Why Trustee Removal Procedures Matter

One of the clearest examples of why statutory limits exist occurred when a sitting Saddleback Road District trustee was removed during a private board meeting with no notice to district members.

Under South Dakota law, public office does not become vacant simply because the remaining trustees decide they no longer want someone on the board.

The Legislature has already defined exactly how an office becomes vacant.

Under:
South Dakota Codified Laws § 3-4-1

an office becomes vacant only when one of the following statutory events occurs:

“An office becomes vacant if one of the following events applies… the person:

(1) Dies;
(2) Resigns;
(3) Is removed from office;
(4) Fails to qualify as provided by law;
(5) Ceases to be a resident…
(6) Is convicted of any infamous crime…
(7) Has a judgment obtained against the person for a breach of an official bond.” ()

Notice what is not listed:

  • “the other trustees voted to remove them.”

That power does not appear in the vacancy statute.

Instead, South Dakota law separately establishes an actual legal removal process for local officers.

Under:
South Dakota Codified Laws § 3-17-6

the Legislature states:

“Any officer of any local unit of government may be charged, tried, and removed from office for misconduct, malfeasance, nonfeasance, crimes in office, drunkenness, gross incompetency, corruption, theft, oppression, or gross partiality.”

And under:
South Dakota Codified Laws § 3-17-7

South Dakota law provides formal proceedings involving:

  • pleadings,
  • process,
  • and judicial procedure.

In other words:

removal is a legal process — not an informal board vote.

A board cannot simply invent its own removal authority by inserting language into bylaws.

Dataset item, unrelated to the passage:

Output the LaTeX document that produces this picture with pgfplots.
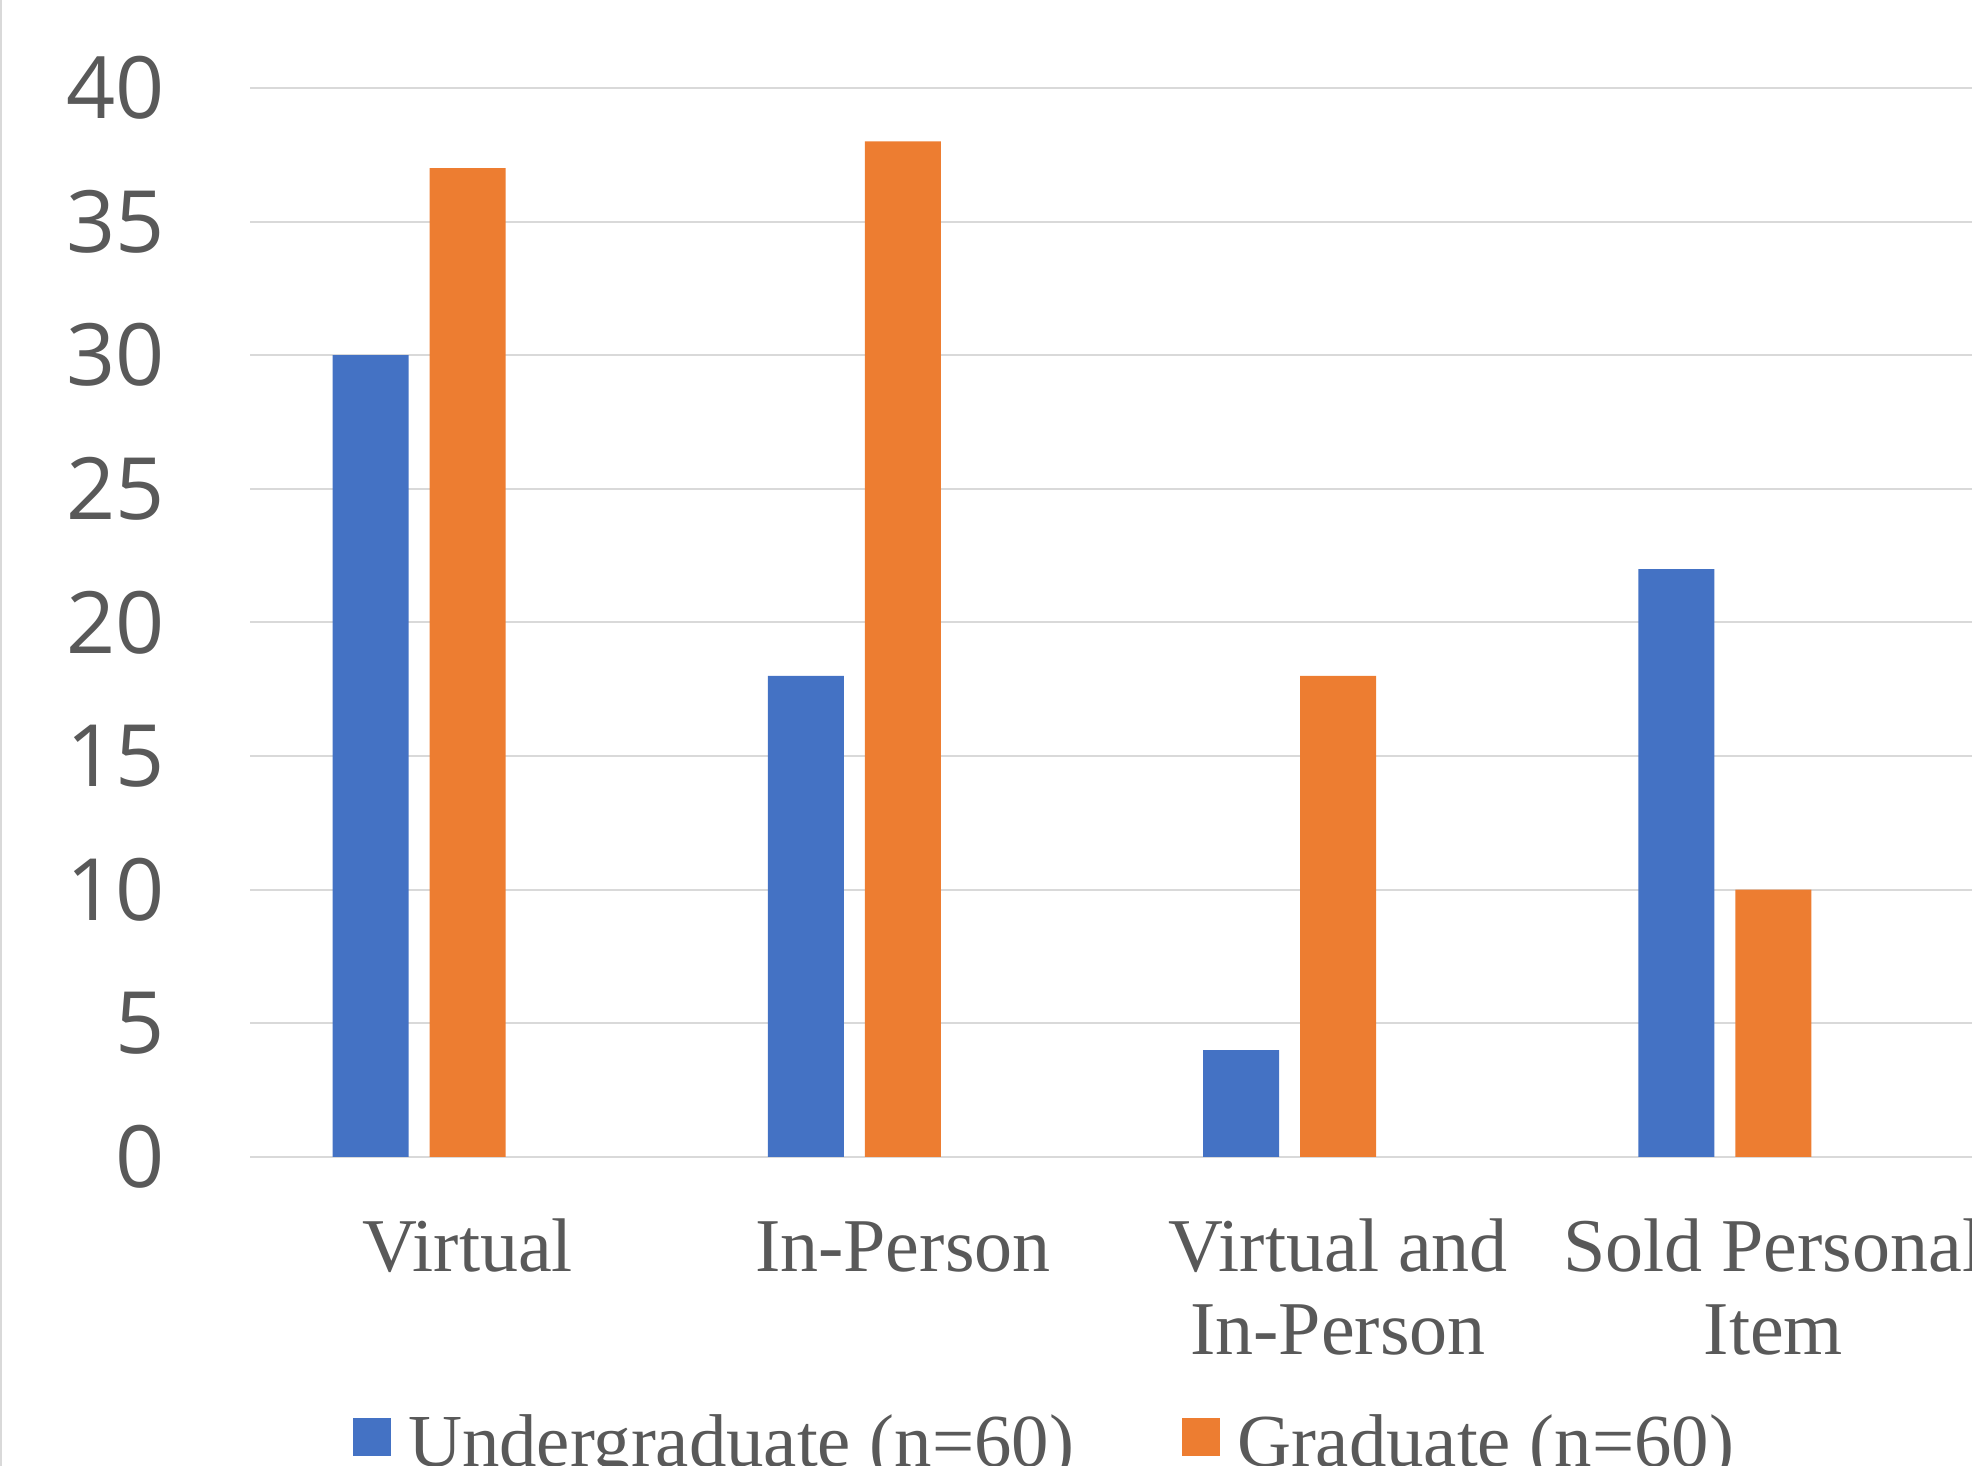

Bylaws are subordinate to state law.

Government entities only possess powers granted by statute. They cannot create new powers for themselves through internal policy documents.

Yet in this case:

  • the meeting was allegedly not publicly noticed,
  • district members were not informed,
  • the trustee was removed anyway,
  • and the remaining trustees proceeded as though they possessed authority to vacate the office by internal board action alone.

That should concern every property owner in the district — regardless of personal feelings toward the individuals involved.


The Annual Meeting “Vote of Confidence”

The situation became even more troubling afterward.

At the next annual meeting, one trustee reportedly requested a “vote of confidence” from attendees regarding the removal.

There are several serious problems with that.

First:

  • the issue was not listed on the agenda.

Under open meetings principles, agendas exist so the public knows what governmental actions and discussions will occur.

If an issue is omitted from the agenda:

  • members may choose not to attend,
  • affected parties may not prepare responses,
  • and the public is deprived of meaningful notice.

Second:

  • because the issue was not properly noticed,
    the removed trustee was not afforded a fair opportunity to respond publicly to the accusations or claims being raised against him.

Instead, attendees were effectively asked to weigh in on a controversy that:

  • had not been properly announced,
  • was not formally before the membership,
  • and where only one side was prepared to speak.

That is not transparency.
That is not due process.
And that is not what open governance is supposed to look like.


Why This Matters

Some people may view these events as:

  • personality conflicts,
  • neighborhood disagreements,
    or
  • “drama.”

But the legal issue is much more important than that.

The issue is whether trustees are bound by law or whether they may simply:

  • reinterpret statutes,
  • create powers for themselves,
  • remove officials,
  • control narratives,
  • and bypass procedure whenever convenient.

This is precisely why statutory safeguards exist.

The law is supposed to protect:

  • unpopular people,
  • dissenting people,
  • minority viewpoints,
  • and even people the majority dislikes.

Because once government officials decide:

“we can ignore procedure because we believe we are right,”

then the protections limiting governmental power begin to disappear.

That is exactly why these laws exist.